Biblical Archaeology Review 3:4, December 1977

Without Avigad's Pictures—Is the Jerusalem Cardo Roman After All?

One of the most sensational finds of recent excavations in Jerusalem was Professor Nachman Avigad’s discovery of the ancient Cardo, the main north-south thoroughfare through the city.

The Jerusalem Cardo was well-known long before its discovery in an excavation. It is clearly pictured on the famous Madaba map, a mosaic map of the world found in 1884 in the ruins of a Byzantine church in Madaba, now in Jordan. The center jewel of the map is the city of Jerusalem (see illustration). And the central street of the city is the Cardo—portrayed as a wide thoroughfare with a many-columned portico on either side.

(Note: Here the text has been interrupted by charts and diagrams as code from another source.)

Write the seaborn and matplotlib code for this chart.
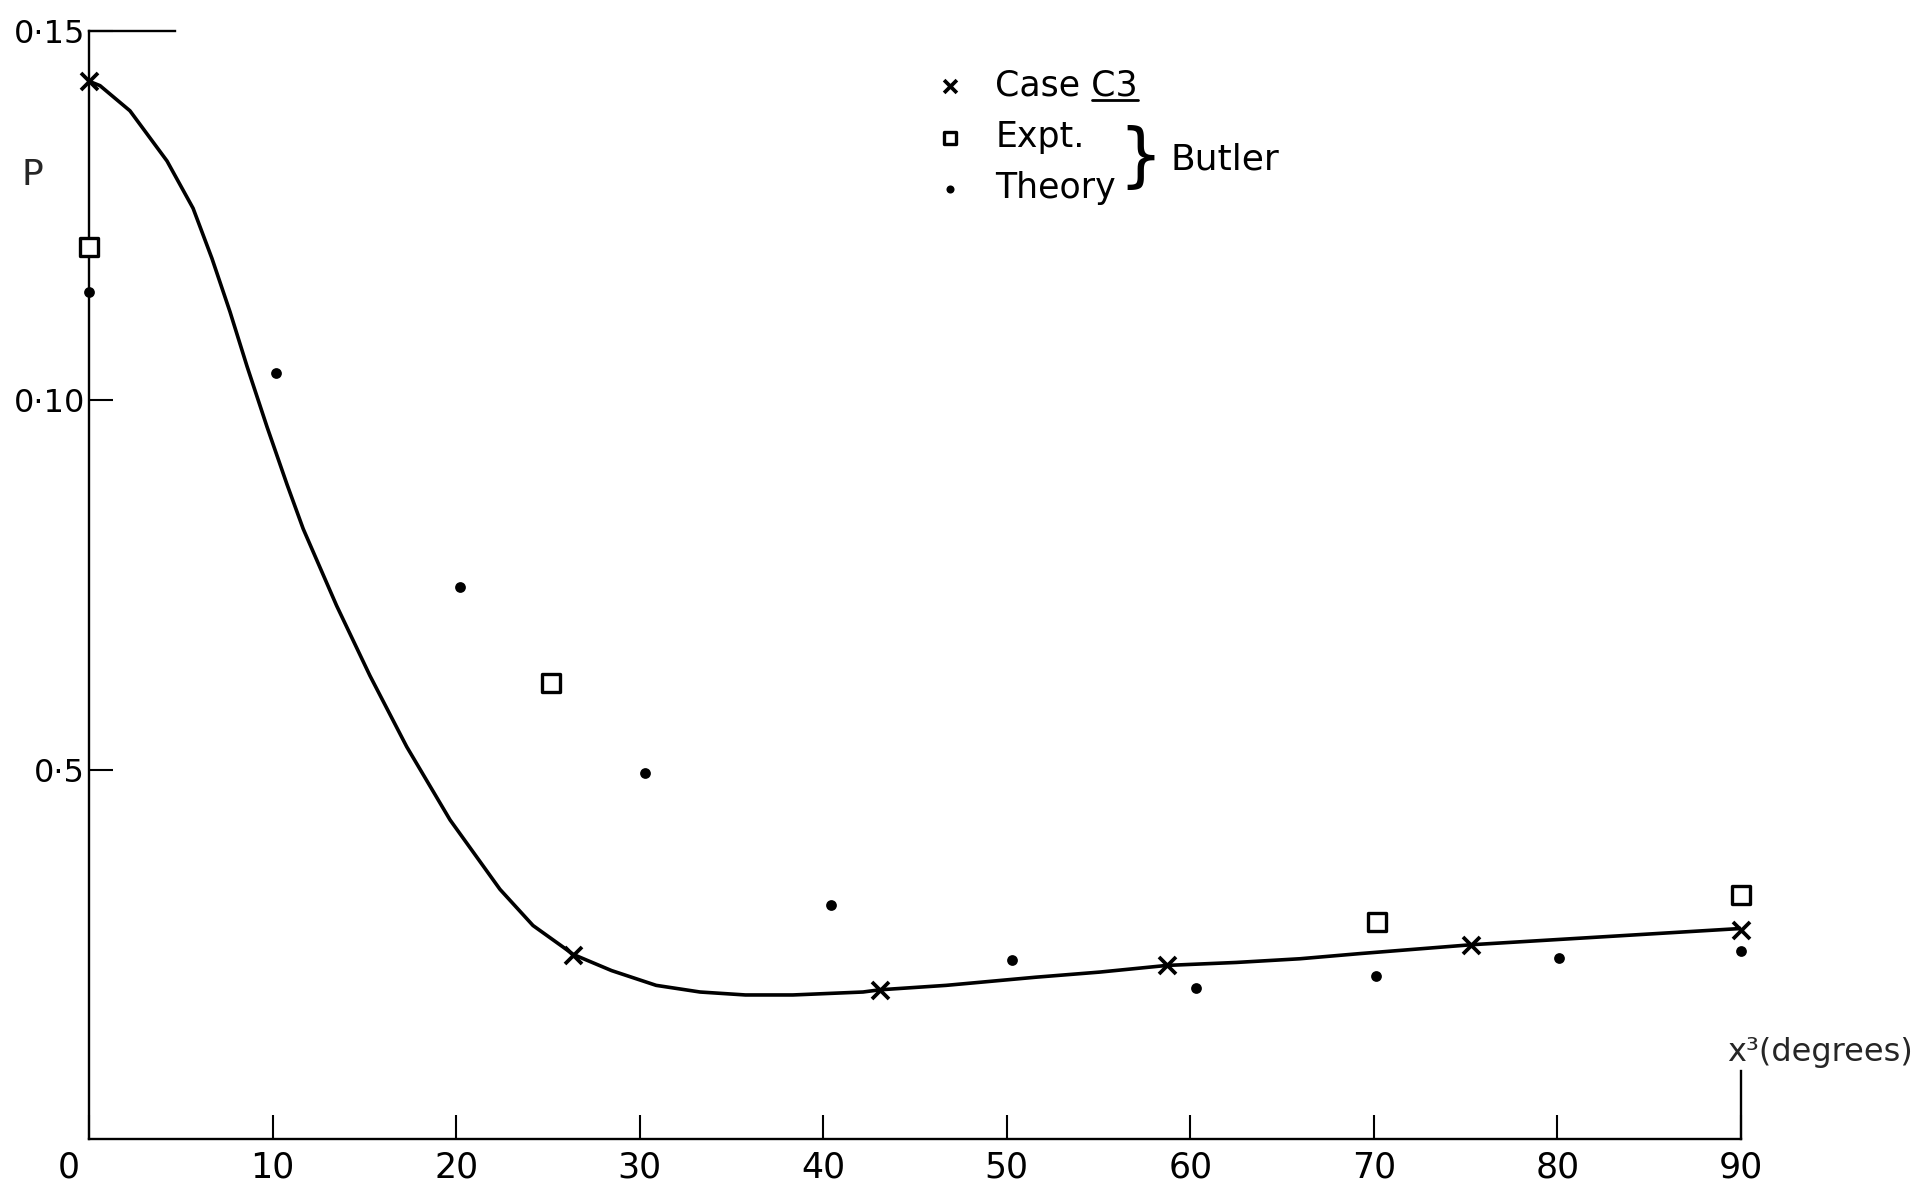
import numpy as np
import pandas as pd
import matplotlib
matplotlib.use("Agg")
import matplotlib.pyplot as plt
import seaborn as sns
from matplotlib.lines import Line2D
from matplotlib.transforms import IdentityTransform, ScaledTranslation

# ---------------- data ----------------
case_x = [0, 26.37, 43.09, 58.73, 75.32, 90]
case_y = [0.1432, 0.0249, 0.0202, 0.0236, 0.0263, 0.0283]

expt_x = [0, 25.15, 70.15, 90]
expt_y = [0.1207, 0.0618, 0.0294, 0.0330]

theory_x = [0, 10.2, 20.2, 30.3, 40.4, 50.3, 60.3, 70.1, 80.1, 90]
theory_y = [0.1147, 0.1037, 0.0747, 0.0495, 0.0317, 0.0242, 0.0205, 0.0220, 0.0245, 0.0254]

curve_x = [0, 0.6, 2.23, 4.25, 5.67, 6.70, 7.68, 8.61, 9.70, 10.79, 11.67, 13.49,
           15.31, 17.31, 19.67, 22.39, 24.19, 25.82, 26.37, 27.13, 28.47, 30.9,
           33.29, 35.76, 38.35, 42.17, 43.09, 46.7, 51.57, 55.08, 58.73, 62.5,
           65.97, 69.24, 75.32, 90.0]
curve_y = [0.1432, 0.1426, 0.1392, 0.1324, 0.1260, 0.1192, 0.1120, 0.1046, 0.0964,
           0.0886, 0.0826, 0.0722, 0.0627, 0.0531, 0.0432, 0.0338, 0.0289, 0.0260,
           0.0250, 0.0242, 0.0228, 0.0208, 0.0199, 0.0195, 0.0195, 0.0199, 0.0202,
           0.0208, 0.0219, 0.0226, 0.0235, 0.0239, 0.0244, 0.0251, 0.0263, 0.0285]

x_ticks = [0, 10, 20, 30, 40, 50, 60, 70, 80, 90]
x_tick_labels = ["0", "10", "20", "30", "40", "50", "60", "70", "80", "90"]
y_ticks = [0.05, 0.10, 0.15]
y_tick_labels = ["0·5", "0·10", "0·15"]

# ---------------- style ----------------
sns.set_theme(style="white")
plt.rcParams["font.family"] = ["DejaVu Sans"]
plt.rcParams["axes.edgecolor"] = "black"
plt.rcParams["text.color"] = "black"
plt.rcParams["xtick.color"] = "black"
plt.rcParams["ytick.color"] = "black"

fig = plt.figure(figsize=(19.32, 11.91), dpi=100)
L, R, B, T = 0.04607, 0.9011, 0.04366, 0.97397
ax = fig.add_axes([L, B, R - L, T - B])

sns.lineplot(x=curve_x, y=curve_y, ax=ax, color="black", linewidth=2.6,
             sort=False, estimator=None, zorder=2,
             solid_joinstyle="round", solid_capstyle="round")
sns.scatterplot(x=case_x, y=case_y, ax=ax, marker="x", s=150, color="black",
                linewidth=2.7, clip_on=False, zorder=4, label="Case C3")
sns.scatterplot(x=expt_x, y=expt_y, ax=ax, marker="s", s=150, facecolor="white",
                edgecolor="black", linewidth=2.4, clip_on=False, zorder=4, label="Expt.")
sns.scatterplot(x=theory_x, y=theory_y, ax=ax, marker="o", s=60, color="black",
                linewidth=0, clip_on=False, zorder=4, label="Theory")

ax.set_xlim(0, 90)
ax.set_ylim(0, 0.15)

# spines
for s in ax.spines.values():
    s.set_linewidth(1.7)
    s.set_color("black")
ax.spines["top"].set_bounds(0, 4.7)
ax.spines["right"].set_bounds(0, 0.0092)

ax.set_xticks(x_ticks)
ax.set_xticklabels(x_tick_labels)
ax.set_yticks(y_ticks)
ax.set_yticklabels(y_tick_labels)
ax.tick_params(axis="both", direction="in", length=17, width=1.5,
               top=False, right=False, left=True, bottom=True)
ax.tick_params(axis="x", labelsize=25, pad=8)
ax.tick_params(axis="y", labelsize=23, pad=3)

# the "0" label sits a little left of its tick in the reference
lab0 = ax.get_xticklabels()[0]
lab0.set_transform(lab0.get_transform() + ScaledTranslation(-0.2, 0, fig.dpi_scale_trans))

ax.set_ylabel("P", rotation=0, fontsize=26, ha="center", va="center")
ax.yaxis.set_label_coords(-0.034, 0.87)
ax.set_xlabel("x³(degrees)", fontsize=23, ha="center", va="center")
ax.xaxis.set_label_coords(1.048, 0.078)

leg = ax.legend(loc="upper left", bbox_to_anchor=(0.4829, 0.9425),
                bbox_transform=fig.transFigure, frameon=False, fontsize=25,
                handlelength=1.0, handletextpad=0.8, labelspacing=0.5,
                borderpad=0, borderaxespad=0, markerscale=0.75)

fig.text(0.5905, 0.8665, "}", fontsize=50, ha="center", va="center")
fig.text(0.6056, 0.8657, "Butler", fontsize=26, ha="left", va="center")

# underline "C3"
fig.canvas.draw()
renderer = fig.canvas.get_renderer()
t0 = leg.get_texts()[0]
bb = t0.get_window_extent(renderer)
tmp = fig.text(0, 0, "C3", fontsize=25)
w = tmp.get_window_extent(renderer).width
tmp.remove()
yline = bb.y0 + 2
fig.add_artist(Line2D([bb.x1 - w, bb.x1], [yline, yline], transform=IdentityTransform(),
                      color="black", linewidth=2))

fig.savefig("out.png", dpi=100)
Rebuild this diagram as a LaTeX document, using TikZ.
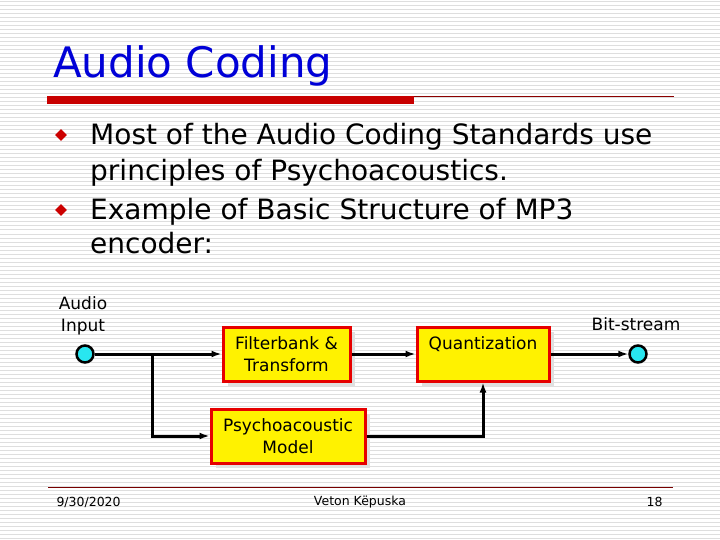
\documentclass[tikz,border=0pt]{standalone}
\usepackage{fontspec}
\setmainfont{DejaVu Sans}
\usetikzlibrary{arrows.meta,shapes.geometric,shadows}

\definecolor{titleblue}{RGB}{0,0,215}
\definecolor{bulletred}{RGB}{204,0,0}
\definecolor{barred}{RGB}{200,0,0}
\definecolor{boxred}{RGB}{230,0,0}
\definecolor{dotcyan}{RGB}{40,230,240}
\definecolor{stripe}{RGB}{222,222,222}

\tikzset{
  blockbox/.style={draw=boxred, line width=3pt, fill=yellow, align=center,
    minimum width=127pt, minimum height=54pt, inner sep=2pt,
    font=\fontsize{17}{22}\selectfont,
    drop shadow={shadow xshift=5pt, shadow yshift=-5pt, fill=black!12, opacity=1}},
  port/.style={circle, draw=black, line width=2.5pt, fill=dotcyan, minimum size=17pt, inner sep=0pt},
  flow/.style={line width=3pt, -{Latex[length=10pt,width=7pt]}},
  bulletmark/.style={diamond, fill=bulletred, inner sep=0pt, minimum size=12pt},
  bodyline/.style={anchor=base west, inner sep=0pt, font=\fontsize{28}{36}\selectfont},
  foottext/.style={font=\fontsize{12.5}{14}\selectfont},
}

\begin{document}
\begin{tikzpicture}[x=1pt, y=-1pt]
        \useasboundingbox (0,0) rectangle (720,540);
        % fondo rayado
        \fill[white] (0,0) rectangle (720,540);
        \foreach \y in {2,6,...,538}
          \draw[stripe, line width=1pt] (0,\y) -- (720,\y);

        % Titulo
        \node[anchor=base west, text=titleblue, inner sep=0pt,
          font=\fontsize{42}{48}\selectfont] (title) at (53,78) {Audio Coding};
        \fill[barred] (47,96) rectangle (414,104);
        \draw[barred!70!black, line width=1pt] (414,96.5) -- (674,96.5);

        % Vinetas
        \node[bulletmark] (b1) at (61,135) {};
        \node[bulletmark] (b2) at (61,210) {};
        \node[bodyline] (t1a) at (90,145) {Most of the Audio Coding Standards use};
        \node[bodyline] (t1b) at (90,181) {principles of Psychoacoustics.};
        \node[bodyline] (t2a) at (90,219) {Example of Basic Structure of MP3};
        \node[bodyline] (t2b) at (90,254) {encoder:};

        % Bloques
        \node[port] (inp) at (85,354) {};
        \node[align=center, font=\fontsize{17}{22}\selectfont] (inlabel) at (83,316) {Audio\\Input};
        \node[blockbox] (fb) at (286.5,354) {Filterbank \&\\Transform};
        \node[blockbox, minimum width=132pt] (qz) at (483,354) {Quantization\\\mbox{}};
        \node[blockbox, minimum width=154pt] (psy) at (288,436) {Psychoacoustic\\Model};
        \node[port] (outp) at (638,354) {};
        \node[font=\fontsize{17}{22}\selectfont] (outlabel) at (636,324) {Bit-stream};
        \coordinate (br) at (152,354);

        % Flechas
        \draw[flow] (inp) -- (fb);
        \draw[flow] (br) |- (psy.west);
        \draw[flow] (fb) -- (qz);
        \draw[flow] (psy.east) -| (qz.south);
        \draw[flow] (qz) -- (outp);

        % Pie
        \draw[barred!60!black, line width=1pt] (48,487) -- (673,487);
        \node[foottext, anchor=west] (date) at (53,502) {9/30/2020};
        \node[foottext] (author) at (360,502) {Veton Këpuska};
        \node[foottext, anchor=east] (page) at (666,502) {18};
\end{tikzpicture}
\end{document}
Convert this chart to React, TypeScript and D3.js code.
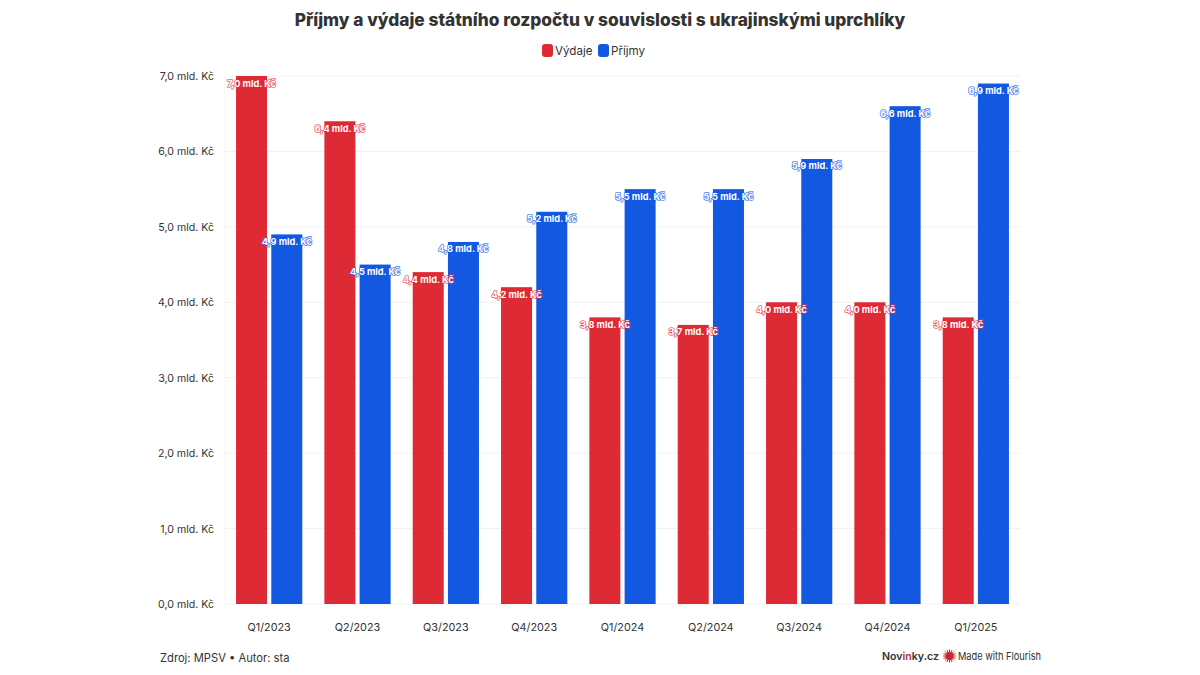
import React from 'react';
import * as d3 from 'd3';

const quarters = ['Q1/2023', 'Q2/2023', 'Q3/2023', 'Q4/2023', 'Q1/2024', 'Q2/2024', 'Q3/2024', 'Q4/2024', 'Q1/2025'];
const seriesNames = ['Výdaje', 'Příjmy'];
const vydaje = [7.0, 6.4, 4.4, 4.2, 3.8, 3.7, 4.0, 4.0, 3.8];
const prijmy = [4.9, 4.5, 4.8, 5.2, 5.5, 5.5, 5.9, 6.6, 6.9];
const yTicks = [0, 1, 2, 3, 4, 5, 6, 7];
const colors = ['#de2a35', '#1358e0'];

const font = 'Inter, "Noto Sans", sans-serif';
const fmt = (v: number) => `${v.toFixed(1).replace('.', ',')} mld. Kč`;

const x0 = d3.scaleBand<string>().domain(quarters).range([225, 1020]).paddingInner(0.25).paddingOuter(0.125);
const x1 = d3.scaleBand<string>().domain(seriesNames).range([0, x0.bandwidth()]).paddingInner(0.12);
const y = d3.scaleLinear().domain([0, 7]).range([604, 76]);

const values = [vydaje, prijmy];

// the small Flourish burst next to the credit
const burstRays = d3.range(16).map(i => (i / 16) * Math.PI * 2);

export default function App() {
  return (
    <svg width={1200} height={675} style={{ position: 'absolute', left: 0, top: 0, background: '#fff' }}>
      <text x={600} y={26} textAnchor="middle" fontFamily={font} fontSize={17.3} fontWeight={800} fill="#333">
        Příjmy a výdaje státního rozpočtu v souvislosti s ukrajinskými uprchlíky
      </text>

      {/* legend */}
      <rect x={542} y={44} width={11} height={13} rx={3} fill={colors[0]} />
      <text x={555} y={55} fontFamily={font} fontSize={11.6} fill="#333">{seriesNames[0]}</text>
      <rect x={598} y={44} width={11} height={13} rx={3} fill={colors[1]} />
      <text x={611} y={55} fontFamily={font} fontSize={11.6} fill="#333">{seriesNames[1]}</text>

      {/* grid + y axis */}
      {yTicks.map(t => (
        <g key={t}>
          <line x1={225} x2={1020} y1={y(t)} y2={y(t)} stroke="#f1f1f1" strokeWidth={1} />
          <text x={214} y={y(t) + 4} textAnchor="end" fontFamily={font} fontSize={10.6} fill="#333">{fmt(t)}</text>
        </g>
      ))}
      <line x1={225} x2={225} y1={76} y2={604} stroke="#f6f6f6" strokeWidth={1} />

      {/* bars */}
      {quarters.map((q, i) => (
        <g key={q} transform={`translate(${x0(q)},0)`}>
          {seriesNames.map((s, j) => (
            <rect key={s} x={x1(s)} y={y(values[j][i])} width={x1.bandwidth()} height={y(0) - y(values[j][i])} fill={colors[j]} />
          ))}
          <text x={x0.bandwidth() / 2} y={631} textAnchor="middle" fontFamily={font} fontSize={10.8} fill="#333">{q}</text>
        </g>
      ))}

      {/* value labels stay on top of neighbouring bars */}
      {quarters.map((q, i) => (
        <g key={q} transform={`translate(${x0(q)},0)`}>
          {seriesNames.map((s, j) => (
            <text
              key={s}
              x={x1(s)! + x1.bandwidth() / 2}
              y={y(values[j][i]) + 10.5}
              textAnchor="middle"
              fontFamily={font}
              fontSize={9.2}
              fontWeight={700}
              fill="#fff"
              stroke={colors[j]}
              strokeOpacity={0.75}
              strokeWidth={1.6}
              strokeLinejoin="round"
              style={{ paintOrder: 'stroke' }}
            >
              {fmt(values[j][i])}
            </text>
          ))}
        </g>
      ))}

      {/* footer */}
      <text x={160} y={662} fontFamily={font} fontSize={11.2} fill="#333">Zdroj: MPSV • Autor: sta</text>
      <text x={882} y={660} fontFamily={font} fontSize={10.6} fontWeight={600} fill="#333">
        Nov<tspan fill="#a33">in</tspan>ky.cz
      </text>
      <g transform="translate(949.5,656)">
        {burstRays.map(a => (
          <line key={a} x1={0} y1={0} x2={Math.cos(a) * 6.5} y2={Math.sin(a) * 6.5} stroke="#c8282d" strokeWidth={1} />
        ))}
        <circle r={4} fill="#c8282d" />
      </g>
      <text x={958} y={660} fontFamily={font} fontSize={11} fill="#333" textLength={83} lengthAdjust="spacingAndGlyphs">Made with Flourish</text>
    </svg>
  );
}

Although the Madaba map dates from the late Byzantine period (mid-16th century A.D.), scholars long assumed that the Cardo as pictured on the Madaba map was actually constructed by the Roman Emperor Hadrian at about the time of the Second Jewish Revolt (the Bar-Kochba revolt—132–135 A.D.) which he crushed. Jews were then forbidden to live in Jerusalem and the city was rebuilt as a Roman city named Aelia Capitolina.

At that time, it was thought, the Romans laid out the city like a standard Roman camp, with two major intersecting thoroughfares dividing the city roughly into four quadrants—the Cardo running from north to south and the Decumannus running from west to east.